# windows 10 rollback to 8 keyboard driver malfunction



## onikafei (Feb 25, 2009)

im using an onscreen keyboard.

I installed win10 and was disappointed with it. i did rollback to win8.1. to find keyboard was not working.
pc/at enhanced ps/2 keyboard (101/102-key) driver has:
_Windows cannot load the device driver for this hardware. The driver may be corrupted or missing. (Code 39)

{Unable to Load Device Driver}
%hs device driver could not be loaded.
Error Status was 0x%x_

this is a laptop. i googled for the drive and only found malware scams.
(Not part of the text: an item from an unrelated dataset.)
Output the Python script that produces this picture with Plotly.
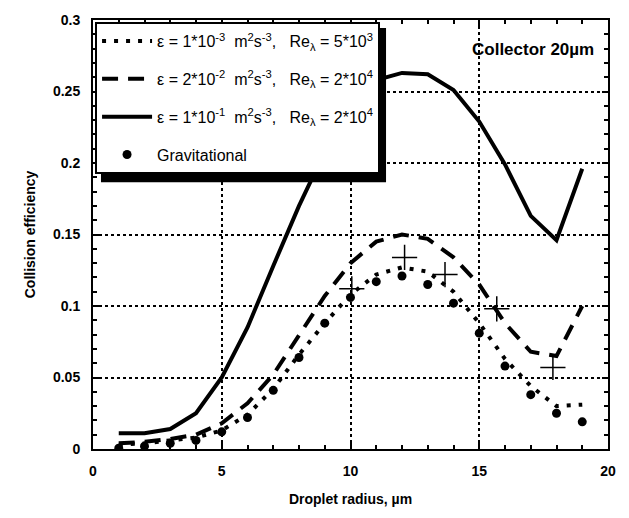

another missing drive, same error message for: HID keyboard device

ive uninstalled, rebootd. ive enabled and disabled.
tried updating but it says up to date 
anything else i can do? microsoft didn't have driver. my pc manufacturer doesn't have laptop driver please help!:frown:


----------



## Panther063 (Jul 13, 2009)

The HID keyboard device driver should be the same one used for the keyboard, check device manager for yellow exclamation marks, if there is one beside the HID device update driver and allow to search online, or uninstall and reboot, then allow to search online if requested.


----------



## sobeit (Nov 11, 2007)

first thing to try is to go to device manager and delete the keyboard drivers there, then reboot. hopefully it will install the proper drivers or just go to the laptops manufactures website and download the drivers you need.


----------



## onikafei (Feb 25, 2009)

I tried all the methods, re downloaded drivers, etc. reboot, uninstall and so forth too. While looking through different things I noticed the p_c/at enhanced ps/2 keyboard (101/102-key) driver_ thinks that the laptop keyboard is a Logitech usb device. Clearly it's not, it's not even Logitech. And it keeps switching between Logitech and Microsoft after computer reboots. (I never thought this problem would be so annoying)

Now I do have a trackball Logitech mouse. The touch pad is also corrupted, so I have no mouse if I unplug that.

I need to avoid a factory restore, as doing so will cost me 1000$ in licenses.


----------